As for the claims of foreign ownership, as Pai knows full well, the only restrictions we have on media involving foreign ownership are those involving public spectrum (you know, the stuff he controlled while at the FCC). The Supreme Court has also been pretty clear that when you get beyond public spectrum, the First Amendment rules.

Again, Pai knows all of this, so I'm not sure why he's saying otherwise, other than that he has already shown that he'll compromise his free speech principles for political expediency.

Cavuto then points out that his kids are cynical" about the ban saying that if it wasn't TikTok, it would just be some other company spying on them, and asks Pai what to say to them. Pai then responds, effectively proving that he knows this is about speech, not national security, contra his statement above:

What I would say is there's a difference between social media companies taking your personal information and using that to send you, for example, individualized ads, and what TIkTok has been shown to be doing, which is using US consumer sensitive information, sending it to China, manipulating the algorithm so that Americans see different content and the like...."

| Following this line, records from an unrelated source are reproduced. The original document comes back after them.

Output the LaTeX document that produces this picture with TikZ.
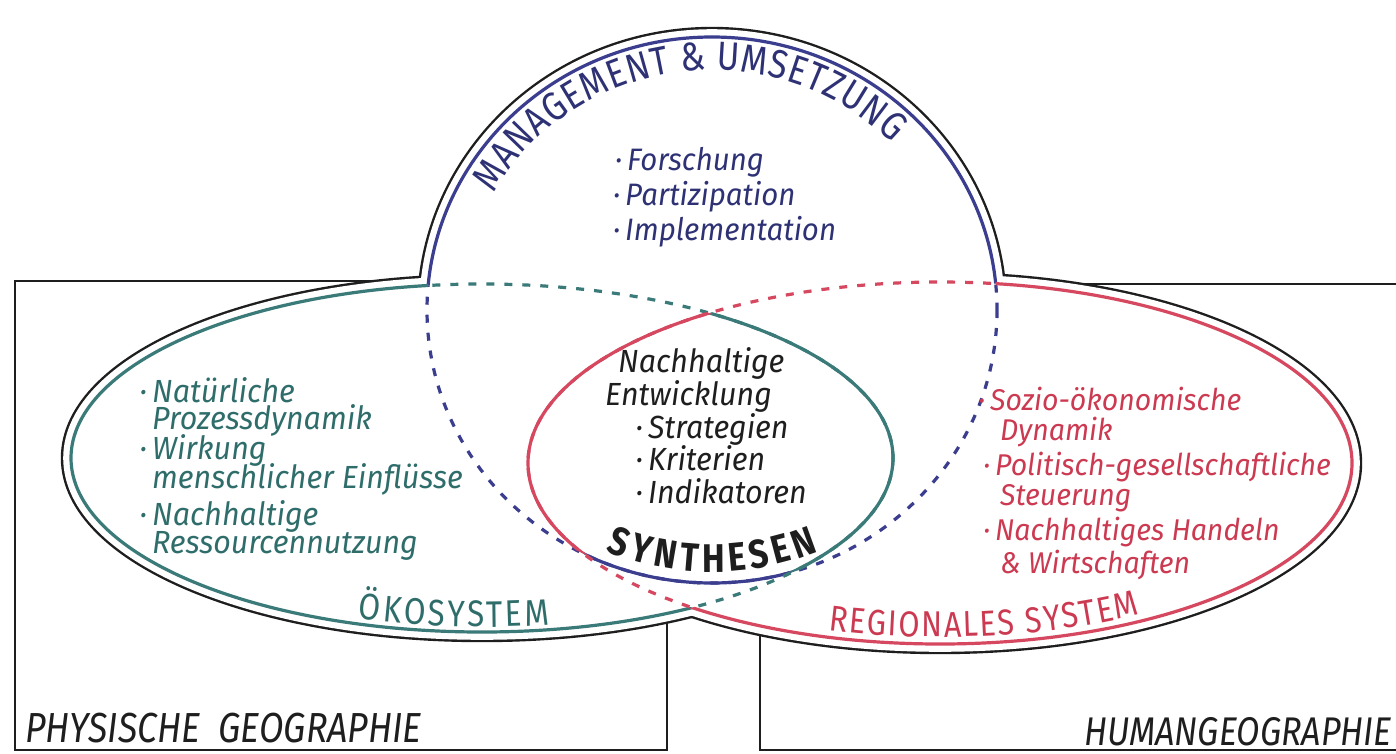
\documentclass[tikz,border=0pt]{standalone}
\usepackage{fontspec}
\setmainfont{Fira Sans}
\newfontfamily\handfont{Fira Sans}[FakeStretch=0.95]
\newfontfamily\capsfont{Fira Sans}[FakeStretch=0.85]
\usetikzlibrary{decorations.text}

\definecolor{mgblue}{HTML}{3B3D8E}
\definecolor{mgbluetext}{HTML}{2E3275}
\definecolor{ecoteal}{HTML}{3A7A78}
\definecolor{ecotealtext}{HTML}{2F6D6B}
\definecolor{regred}{HTML}{D6485F}
\definecolor{regredtext}{HTML}{CC3A52}
\definecolor{inkblack}{HTML}{1E1E1E}

% the three fields: management circle, ecosystem, regional system
\def\shapeM{(712,310) ellipse [x radius=285, y radius=273]}
\def\shapeO{(482,458) ellipse [x radius=411, y radius=174]}
\def\shapeR{(940,463) ellipse [x radius=412, y radius=181]}
\def\bigbox{(-60,-60) rectangle (1460,820)}

% boundary of one field: solid outside the others, dashed inside one, solid inside both
\newcommand\vennline[4]{%
  \begin{scope}[even odd rule]
    \clip \bigbox #3;
    \clip \bigbox #4;
    \draw[#1, solidline] #2;
  \end{scope}
  \begin{scope}
    \clip #3 #4;
    \draw[#1, dashline] #2;
  \end{scope}
  \begin{scope}
    \clip #3;
    \clip #4;
    \draw[#1, solidline] #2;
  \end{scope}}

\begin{document}
\begin{tikzpicture}[x=1pt,y=-1pt,
  boxline/.style={draw=inkblack, line width=2.5pt},
  solidline/.style={line width=3.2pt},
  dashline/.style={line width=3.2pt, dash pattern=on 8pt off 10pt},
  hand/.style={inner sep=0pt, anchor=base west, font=\handfont\itshape\fontsize{30}{30}\selectfont},
  ecohand/.style={hand, text=ecotealtext, font=\handfont\itshape\fontsize{32}{32}\selectfont},
  lenstext/.style={hand, text=inkblack, font=\handfont\itshape\fontsize{32}{32}\selectfont},
  mghand/.style={hand, text=mgbluetext, font=\handfont\itshape\fontsize{31}{31}\selectfont},
  boxlabel/.style={inner sep=0pt, anchor=base west, text=inkblack, font=\capsfont\itshape\fontsize{42}{42}\selectfont}
]
\useasboundingbox (0,0) rectangle (1396,753);
\fill[white] (0,0) rectangle (1396,753);

% subject boxes
\draw[boxline] (15,281) rectangle (667,750);
\draw[boxline] (760,284) rectangle (1440,750);

% black contour round the union of the three fields
\draw[inkblack, line width=20.4pt] \shapeM;
\draw[inkblack, line width=20.4pt] \shapeO;
\draw[inkblack, line width=20.4pt] \shapeR;
\fill[white] \shapeM;
\fill[white] \shapeO;
\fill[white] \shapeR;
\draw[white, line width=15.6pt] \shapeM;
\draw[white, line width=15.6pt] \shapeO;
\draw[white, line width=15.6pt] \shapeR;

% coloured field boundaries
\vennline{mgblue}{\shapeM}{\shapeO}{\shapeR}
\vennline{ecoteal}{\shapeO}{\shapeM}{\shapeR}
\vennline{regred}{\shapeR}{\shapeM}{\shapeO}

% curved titles
\path[decorate, decoration={text along path, text align=fit to path, text color=mgbluetext,
    text={|\capsfont\fontsize{40}{40}\selectfont|MANAGEMENT {\&} UMSETZUNG}}]
  (712,310) ++(-151:250 and 240) arc[start angle=-151, end angle=-44, x radius=250, y radius=240];
\path[decorate, decoration={text along path, text align=fit to path, text color=inkblack,
    text={|\capsfont\bfseries\fontsize{40}{40}\selectfont|SYNTHESEN}}]
  (712,310) ++(113:273 and 262) arc[start angle=113, end angle=67, x radius=273, y radius=262];
\path[decorate, decoration={text along path, text align=fit to path, text color=ecotealtext,
    text={|\capsfont\fontsize{37}{37}\selectfont|ÖKOSYSTEM}}]
  (482,458) ++(107.8:406 and 169) arc[start angle=107.8, end angle=80.4, x radius=406, y radius=169];
\path[decorate, decoration={text along path, text align=fit to path, text color=regredtext,
    text={|\capsfont\fontsize{36}{36}\selectfont|REGIONALES SYSTEM}}]
  (940,463) ++(106:405 and 174) arc[start angle=106, end angle=60.4, x radius=405, y radius=174];

% management list
\node[mghand] (m1) at (627,170) {\llap{·\,}Forschung};
\node[mghand] (m2) at (625,205) {\llap{·\,}Partizipation};
\node[mghand] (m3) at (625,240) {\llap{·\,}Implementation};

% synthesis lens
\node[lenstext] (s1) at (618,372) {Nachhaltige};
\node[lenstext] (s2) at (605,405) {Entwicklung};
\node[lenstext] (s3) at (648,438) {\llap{·\,}Strategien};
\node[lenstext] (s4) at (648,470) {\llap{·\,}Kriterien};
\node[lenstext] (s5) at (648,503) {\llap{·\,}Indikatoren};

% ecosystem list
\node[ecohand] (e1) at (152,402) {\llap{·\,}Natürliche};
\node[ecohand] (e2) at (152,429) {Prozessdynamik};
\node[ecohand] (e3) at (152,459) {\llap{·\,}Wirkung};
\node[ecohand] (e4) at (152,488) {menschlicher Einflüsse};
\node[ecohand] (e5) at (152,525) {\llap{·\,}Nachhaltige};
\node[ecohand] (e6) at (152,553) {Ressourcennutzung};

% regional system list
\node[hand, text=regredtext] (r1) at (990,410) {\llap{·\,}Sozio-ökonomische};
\node[hand, text=regredtext] (r2) at (1000,440) {Dynamik};
\node[hand, text=regredtext] (r3) at (995,475) {\llap{·\,}Politisch-gesellschaftliche};
\node[hand, text=regredtext] (r4) at (1000,505) {Steuerung};
\node[hand, text=regredtext] (r5) at (995,540) {\llap{·\,}Nachhaltiges Handeln};
\node[hand, text=regredtext] (r6) at (1000,573) {\& Wirtschaften};

% subject labels
\node[boxlabel] (phys) at (25,742) {PHYSISCHE\ \ GEOGRAPHIE};
\node[boxlabel, font=\capsfont\itshape\fontsize{40}{40}\selectfont] (human) at (1084,745) {HUMANGEOGRAPHIE};
\end{tikzpicture}
\end{document}
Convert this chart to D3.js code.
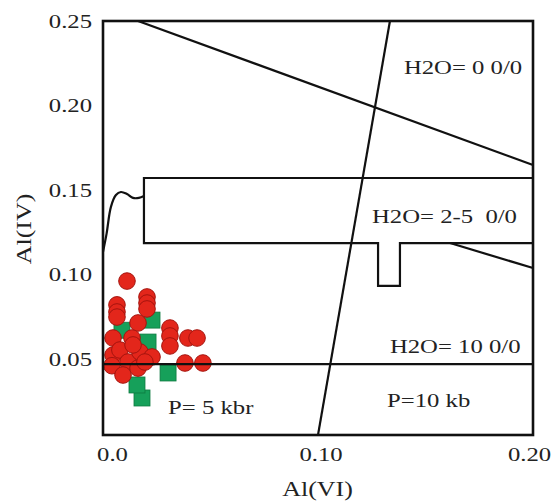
<!DOCTYPE html>
<html>
<head>
<meta charset="utf-8">
<script src="https://cdn.jsdelivr.net/npm/d3@7/dist/d3.min.js"></script>
<style>
  html, body { margin: 0; padding: 0; background: #fff; }
  svg { display: block; }
  text { font-family: "Liberation Serif", "Times New Roman", serif; fill: #222; white-space: pre; }
</style>
</head>
<body>
<svg id="chart" width="554" height="502"></svg>
<script>
// ---------------- data ----------------
const xTicks = [0, 0.10, 0.20];
const xTickLabels = ["0.0", "0.10", "0.20"];
const yTicks = [0.05, 0.10, 0.15, 0.20, 0.25];
const yTickLabels = ["0.05", "0.10", "0.15", "0.20", "0.25"];

// red circles: Al(VI), Al(IV)
const redX = [0.0072, 0.0024, 0.0024, 0.0024, 0.0168, 0.0168, 0.0168, 0.0125, 0.0005, 0.0096,
              0.0278, 0.0278, 0.0278, 0.0364, 0.0408, 0.0350, 0.0436,
              0.0005, 0.0038, 0.0077, 0.0000, 0.0134, 0.0192, 0.0053, 0.0125, 0.0101, 0.0158];
const redY = [0.0961, 0.0820, 0.0778, 0.0748, 0.0867, 0.0831, 0.0796, 0.0713, 0.0624, 0.0624,
              0.0683, 0.0636, 0.0577, 0.0624, 0.0624, 0.0476, 0.0476,
              0.0523, 0.0553, 0.0482, 0.0460, 0.0541, 0.0512, 0.0405, 0.0446, 0.0583, 0.0482];

// green squares: Al(VI), Al(IV)
const greenX = [0.0192, 0.0173, 0.0269, 0.0144, 0.0120, 0.0048];
const greenY = [0.0730, 0.0600, 0.0417, 0.0269, 0.0346, 0.0670];

// boundary lines (Al(VI), Al(IV))
const diagUpperX = [0.0125, 0.2019];
const diagUpperY = [0.250, 0.1648];
const steepX = [0.1333, 0.0988];
const steepY = [0.250, 0.005];
const bandX = [0.2019, 0.01534, 0.01534, 0.1276, 0.1276, 0.1381, 0.1381, 0.2019];
const bandY = [0.1571, 0.1571, 0.1186, 0.1186, 0.0932, 0.0932, 0.1186, 0.1186];
const diagLowerX = [0.1621, 0.2019];
const diagLowerY = [0.1186, 0.1038];
const waveX = [-0.0043, -0.0026, -0.0005, 0.0019, 0.0043, 0.0072, 0.0101, 0.0129, 0.01534];
const waveY = [0.1133, 0.1240, 0.1400, 0.1470, 0.1488, 0.1476, 0.1453, 0.1453, 0.1464];
const h10X = [-0.0043, 0.2019];
const h10Y = [0.0470, 0.0470];

const annoText = ["H2O= 0 0/0", "H2O= 2-5  0/0", "H2O= 10 0/0", "P=10 kb", "P= 5 kbr"];
const annoX = [0.140, 0.1247, 0.1333, 0.1319, 0.0269];
const annoY = [0.2186, 0.1305, 0.0535, 0.0216, 0.0174];

// ---------------- chart ----------------
const svg = d3.select("#chart");
svg.append("rect").attr("width", 554).attr("height", 502).attr("fill", "#fff");

const x = d3.scaleLinear().domain([-0.0043, 0.2019]).range([103, 533]);
const y = d3.scaleLinear().domain([0.005, 0.25]).range([435, 21]);

const STRETCH = 1.3;
function stretch(sel) {
  sel.each(function () {
    const w = this.getComputedTextLength();
    d3.select(this).attr("textLength", w * STRETCH).attr("lengthAdjust", "spacingAndGlyphs");
  });
}

const line = d3.line().x(d => x(d[0])).y(d => y(d[1]));
const zip = (a, b) => a.map((v, i) => [v, b[i]]);

const g = svg.append("g");

// points (green first, red on top)
g.selectAll("rect.g").data(zip(greenX, greenY)).join("rect")
  .attr("class", "g")
  .attr("x", d => x(d[0]) - 8).attr("y", d => y(d[1]) - 8)
  .attr("width", 16).attr("height", 16)
  .attr("fill", "#16a05a").attr("stroke", "#0d7a40").attr("stroke-width", 0.8);

g.selectAll("circle.r").data(zip(redX, redY)).join("circle")
  .attr("class", "r")
  .attr("cx", d => x(d[0])).attr("cy", d => y(d[1])).attr("r", 8.3)
  .attr("fill", "#e3261b").attr("stroke", "#a5140e").attr("stroke-width", 1);

// lines
const lineStyle = s => s.attr("fill", "none").attr("stroke", "#111").attr("stroke-width", 2.2);
g.append("path").datum(zip(diagUpperX, diagUpperY)).attr("d", line).call(lineStyle);
g.append("path").datum(zip(steepX, steepY)).attr("d", line).call(lineStyle);
g.append("path").datum(zip(bandX, bandY)).attr("d", line).call(lineStyle);
g.append("path").datum(zip(diagLowerX, diagLowerY)).attr("d", line).call(lineStyle);
g.append("path").datum(zip(h10X, h10Y)).attr("d", line).call(lineStyle);
g.append("path").datum(zip(waveX, waveY))
  .attr("d", d3.line().x(d => x(d[0])).y(d => y(d[1])).curve(d3.curveCatmullRom.alpha(0.5)))
  .call(lineStyle);

// frame
g.append("rect")
  .attr("x", x.range()[0]).attr("y", y.range()[1])
  .attr("width", x.range()[1] - x.range()[0]).attr("height", y.range()[0] - y.range()[1])
  .attr("fill", "none").attr("stroke", "#111").attr("stroke-width", 2.6);

// annotations
g.selectAll("text.anno").data(annoText).join("text")
  .attr("class", "anno")
  .attr("x", (d, i) => x(annoX[i])).attr("y", (d, i) => y(annoY[i]))
  .attr("font-size", 19)
  .attr("xml:space", "preserve")
  .text(d => d)
  .call(stretch);

// axes
const yAxis = d3.axisLeft(y).tickValues(yTicks).tickFormat((d, i) => yTickLabels[i]).tickSize(0).tickPadding(11);
const ya = svg.append("g").attr("transform", `translate(${x.range()[0]},0)`).call(yAxis);
ya.select(".domain").remove();
ya.selectAll("text").attr("font-size", 19).attr("font-family", "Liberation Serif").attr("fill", "#333").call(stretch);

const xAxis = d3.axisBottom(x).tickValues(xTicks).tickFormat((d, i) => xTickLabels[i]).tickSize(0).tickPadding(13);
const xa = svg.append("g").attr("transform", `translate(0,${y.range()[0]})`).call(xAxis);
xa.select(".domain").remove();
xa.selectAll("text").attr("font-size", 19).attr("font-family", "Liberation Serif").attr("fill", "#333").call(stretch);

// axis titles
svg.append("text").attr("x", x(0.0986)).attr("y", 496).attr("text-anchor", "middle")
  .attr("font-size", 20).text("Al(VI)").call(stretch);
svg.append("text").attr("transform", "translate(31,229) rotate(-90)").attr("text-anchor", "middle")
  .attr("font-size", 20).text("Al(IV)").call(stretch);
</script>
</body>
</html>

So, first off, there isn't much of a difference in that first one. Chinese entities are already able to buy US consumer personal information from data brokers. And if that's a problem, then we should pass a federal privacy law regarding data brokers.

But, second, the point about manipulating the algorithm" (which I'd argue is just having an algorithm") is a free speech right. An algorithm that is recommending content is a set of recommendations. It's a set of opinions. Those are protected speech, which Pai seems to be admitting.

That's exactly the concern. It's still protected speech whether we like what TikTok's algorithm shows. That's how the First Amendment works.

Cavuto points out that there's a slippery slope worry here, and Pai says that's not true because it's not like the President can just choose which apps to ban here:

Well, I think so long as the action is being taken on the basis of objective criteria... if we just said the President, or a cabinet secretary, or even a member of Congress, can simply put a finger in the wind, and that particular application or service would be banned, that would be fairly arbitrary and capricious action...

I mean, again, the law literally says that the President gets to determine whether or not an app has been successfully divested from a foreign adversary through an interagency process." I guess Pai could be arguing here that the interagency process" is objective criteria," but it sure seems to put an awful lot of power in the Presidency to determine if it's okay to ban an app.

There doesn't seem to be anything in the law preventing the President from simply putting a finger in the wind" and saying that an app must be banned.

But I know that because I read far enough into the law to see that it directly names TikTok.